▸ EXERCISE TASK
Locate the line bearing "Reproduce this chart" in the material below, then reproduce it and each following line up to and including the line bearing "from matplotlib.lines import Line2D".

▸ INPUT FOR THIS TASK
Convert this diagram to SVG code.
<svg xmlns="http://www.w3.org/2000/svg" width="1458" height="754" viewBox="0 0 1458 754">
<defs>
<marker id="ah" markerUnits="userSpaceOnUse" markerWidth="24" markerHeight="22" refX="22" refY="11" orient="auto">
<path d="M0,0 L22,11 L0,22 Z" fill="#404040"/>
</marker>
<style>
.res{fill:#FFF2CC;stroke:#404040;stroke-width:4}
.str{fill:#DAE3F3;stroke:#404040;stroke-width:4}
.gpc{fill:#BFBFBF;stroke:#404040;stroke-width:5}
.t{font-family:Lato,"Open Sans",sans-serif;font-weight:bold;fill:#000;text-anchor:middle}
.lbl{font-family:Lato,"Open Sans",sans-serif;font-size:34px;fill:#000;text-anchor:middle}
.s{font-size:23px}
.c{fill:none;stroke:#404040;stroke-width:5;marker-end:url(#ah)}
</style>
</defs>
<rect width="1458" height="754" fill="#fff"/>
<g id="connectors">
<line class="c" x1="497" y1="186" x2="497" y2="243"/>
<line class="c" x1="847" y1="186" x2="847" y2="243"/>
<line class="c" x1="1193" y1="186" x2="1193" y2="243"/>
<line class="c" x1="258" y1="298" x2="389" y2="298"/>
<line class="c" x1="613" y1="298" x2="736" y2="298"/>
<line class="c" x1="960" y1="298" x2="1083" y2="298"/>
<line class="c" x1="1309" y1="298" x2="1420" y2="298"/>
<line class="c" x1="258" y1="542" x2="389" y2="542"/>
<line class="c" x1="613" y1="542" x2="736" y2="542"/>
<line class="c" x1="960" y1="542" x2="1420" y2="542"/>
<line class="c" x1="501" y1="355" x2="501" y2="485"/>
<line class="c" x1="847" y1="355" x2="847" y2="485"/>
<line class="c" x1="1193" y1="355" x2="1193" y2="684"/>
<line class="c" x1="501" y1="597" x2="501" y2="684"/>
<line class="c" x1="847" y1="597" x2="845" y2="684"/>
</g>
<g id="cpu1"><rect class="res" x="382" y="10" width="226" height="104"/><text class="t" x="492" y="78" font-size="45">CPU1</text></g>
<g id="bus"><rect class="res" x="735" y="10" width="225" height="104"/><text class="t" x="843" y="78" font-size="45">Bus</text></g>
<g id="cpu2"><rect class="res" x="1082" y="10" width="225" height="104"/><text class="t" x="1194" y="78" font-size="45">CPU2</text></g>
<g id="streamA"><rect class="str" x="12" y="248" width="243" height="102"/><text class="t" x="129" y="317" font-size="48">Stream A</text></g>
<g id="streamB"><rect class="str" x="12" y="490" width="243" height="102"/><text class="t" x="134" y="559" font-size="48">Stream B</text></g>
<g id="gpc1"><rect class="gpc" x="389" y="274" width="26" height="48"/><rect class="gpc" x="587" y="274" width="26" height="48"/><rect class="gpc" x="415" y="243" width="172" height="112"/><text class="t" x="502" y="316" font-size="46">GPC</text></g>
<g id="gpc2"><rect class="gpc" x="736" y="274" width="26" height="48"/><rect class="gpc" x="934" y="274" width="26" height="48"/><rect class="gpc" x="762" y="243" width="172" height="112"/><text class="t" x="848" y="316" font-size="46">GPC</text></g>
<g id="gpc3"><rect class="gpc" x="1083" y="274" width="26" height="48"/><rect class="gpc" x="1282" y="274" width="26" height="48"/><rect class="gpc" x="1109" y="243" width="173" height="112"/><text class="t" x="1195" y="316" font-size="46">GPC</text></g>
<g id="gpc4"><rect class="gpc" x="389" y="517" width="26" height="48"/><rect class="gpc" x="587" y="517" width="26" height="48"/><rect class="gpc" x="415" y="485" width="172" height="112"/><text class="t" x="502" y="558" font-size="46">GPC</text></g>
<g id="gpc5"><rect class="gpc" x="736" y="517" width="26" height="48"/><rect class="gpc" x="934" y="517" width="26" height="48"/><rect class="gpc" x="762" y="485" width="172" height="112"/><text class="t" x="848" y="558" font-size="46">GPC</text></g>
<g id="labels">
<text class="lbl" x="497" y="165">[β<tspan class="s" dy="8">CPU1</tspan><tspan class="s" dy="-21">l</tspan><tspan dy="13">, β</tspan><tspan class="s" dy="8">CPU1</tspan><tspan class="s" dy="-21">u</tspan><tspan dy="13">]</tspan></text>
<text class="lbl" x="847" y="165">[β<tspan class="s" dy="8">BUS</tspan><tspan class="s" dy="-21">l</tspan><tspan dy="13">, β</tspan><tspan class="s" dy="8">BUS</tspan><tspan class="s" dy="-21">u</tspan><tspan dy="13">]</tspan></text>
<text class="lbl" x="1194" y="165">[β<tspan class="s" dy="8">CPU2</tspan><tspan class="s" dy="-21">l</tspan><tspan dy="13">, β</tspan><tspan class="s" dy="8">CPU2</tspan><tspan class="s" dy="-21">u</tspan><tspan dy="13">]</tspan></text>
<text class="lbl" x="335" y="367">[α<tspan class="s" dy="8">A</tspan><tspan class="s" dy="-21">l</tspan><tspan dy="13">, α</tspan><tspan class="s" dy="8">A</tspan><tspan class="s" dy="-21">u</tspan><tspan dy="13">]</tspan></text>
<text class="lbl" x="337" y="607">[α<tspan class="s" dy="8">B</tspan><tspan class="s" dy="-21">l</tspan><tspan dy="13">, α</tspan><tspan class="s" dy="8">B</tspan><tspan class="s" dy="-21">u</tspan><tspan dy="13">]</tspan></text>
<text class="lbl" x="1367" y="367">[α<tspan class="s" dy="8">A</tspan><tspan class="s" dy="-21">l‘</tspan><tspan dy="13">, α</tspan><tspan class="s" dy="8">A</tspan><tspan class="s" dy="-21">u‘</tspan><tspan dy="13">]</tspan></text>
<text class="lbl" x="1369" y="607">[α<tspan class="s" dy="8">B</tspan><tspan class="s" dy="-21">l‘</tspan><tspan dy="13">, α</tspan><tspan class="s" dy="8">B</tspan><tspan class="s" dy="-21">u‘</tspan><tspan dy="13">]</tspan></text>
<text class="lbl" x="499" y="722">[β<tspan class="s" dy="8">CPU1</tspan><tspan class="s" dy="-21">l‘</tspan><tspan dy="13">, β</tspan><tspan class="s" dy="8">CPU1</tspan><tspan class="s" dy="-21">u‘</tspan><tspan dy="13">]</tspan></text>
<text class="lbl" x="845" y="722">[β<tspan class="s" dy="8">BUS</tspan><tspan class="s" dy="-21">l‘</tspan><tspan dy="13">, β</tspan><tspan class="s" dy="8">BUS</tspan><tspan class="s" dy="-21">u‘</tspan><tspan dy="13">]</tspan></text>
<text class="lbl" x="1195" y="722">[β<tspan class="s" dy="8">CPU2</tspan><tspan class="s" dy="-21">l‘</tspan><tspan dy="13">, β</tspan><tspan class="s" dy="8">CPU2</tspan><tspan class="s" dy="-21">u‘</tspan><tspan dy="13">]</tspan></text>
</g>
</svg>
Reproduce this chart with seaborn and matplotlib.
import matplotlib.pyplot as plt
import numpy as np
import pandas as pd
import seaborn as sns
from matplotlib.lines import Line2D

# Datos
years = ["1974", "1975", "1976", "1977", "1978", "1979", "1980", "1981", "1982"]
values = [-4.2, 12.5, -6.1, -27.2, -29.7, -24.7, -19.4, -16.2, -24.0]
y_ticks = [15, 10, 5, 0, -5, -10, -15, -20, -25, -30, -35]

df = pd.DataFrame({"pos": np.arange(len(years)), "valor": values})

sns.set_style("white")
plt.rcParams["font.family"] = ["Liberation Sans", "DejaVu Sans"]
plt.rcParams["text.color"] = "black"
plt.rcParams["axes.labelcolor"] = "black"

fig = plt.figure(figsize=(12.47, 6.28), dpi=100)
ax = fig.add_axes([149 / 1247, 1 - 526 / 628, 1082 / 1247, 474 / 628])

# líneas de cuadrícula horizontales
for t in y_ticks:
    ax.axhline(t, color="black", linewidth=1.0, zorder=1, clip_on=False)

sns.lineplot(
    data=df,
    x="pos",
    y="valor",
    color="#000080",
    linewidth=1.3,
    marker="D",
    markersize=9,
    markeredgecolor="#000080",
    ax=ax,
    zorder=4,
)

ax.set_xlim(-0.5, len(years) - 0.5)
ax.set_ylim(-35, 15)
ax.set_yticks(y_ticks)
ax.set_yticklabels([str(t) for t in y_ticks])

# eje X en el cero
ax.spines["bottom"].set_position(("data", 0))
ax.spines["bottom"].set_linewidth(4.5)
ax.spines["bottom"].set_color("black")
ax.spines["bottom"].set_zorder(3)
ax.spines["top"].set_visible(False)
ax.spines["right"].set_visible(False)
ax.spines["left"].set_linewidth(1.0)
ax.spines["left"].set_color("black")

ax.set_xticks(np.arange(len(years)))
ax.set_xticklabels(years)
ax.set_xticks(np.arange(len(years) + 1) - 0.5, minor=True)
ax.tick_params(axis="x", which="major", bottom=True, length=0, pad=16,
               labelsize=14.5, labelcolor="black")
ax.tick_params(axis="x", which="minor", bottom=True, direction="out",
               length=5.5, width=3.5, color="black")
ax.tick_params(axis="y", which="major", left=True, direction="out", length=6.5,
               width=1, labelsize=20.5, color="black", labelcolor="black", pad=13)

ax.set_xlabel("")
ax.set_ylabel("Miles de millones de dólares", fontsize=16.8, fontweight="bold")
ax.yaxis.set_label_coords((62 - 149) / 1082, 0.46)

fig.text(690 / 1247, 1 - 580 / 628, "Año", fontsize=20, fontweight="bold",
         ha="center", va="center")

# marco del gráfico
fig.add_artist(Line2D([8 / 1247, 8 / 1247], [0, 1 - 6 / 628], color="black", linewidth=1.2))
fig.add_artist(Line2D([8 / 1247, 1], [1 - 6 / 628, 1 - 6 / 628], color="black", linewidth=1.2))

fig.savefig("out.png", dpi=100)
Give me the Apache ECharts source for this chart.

▸ SOLUTION TO THE EXERCISE
Reproduce this chart with seaborn and matplotlib.
import matplotlib.pyplot as plt
import numpy as np
import pandas as pd
import seaborn as sns
from matplotlib.lines import Line2D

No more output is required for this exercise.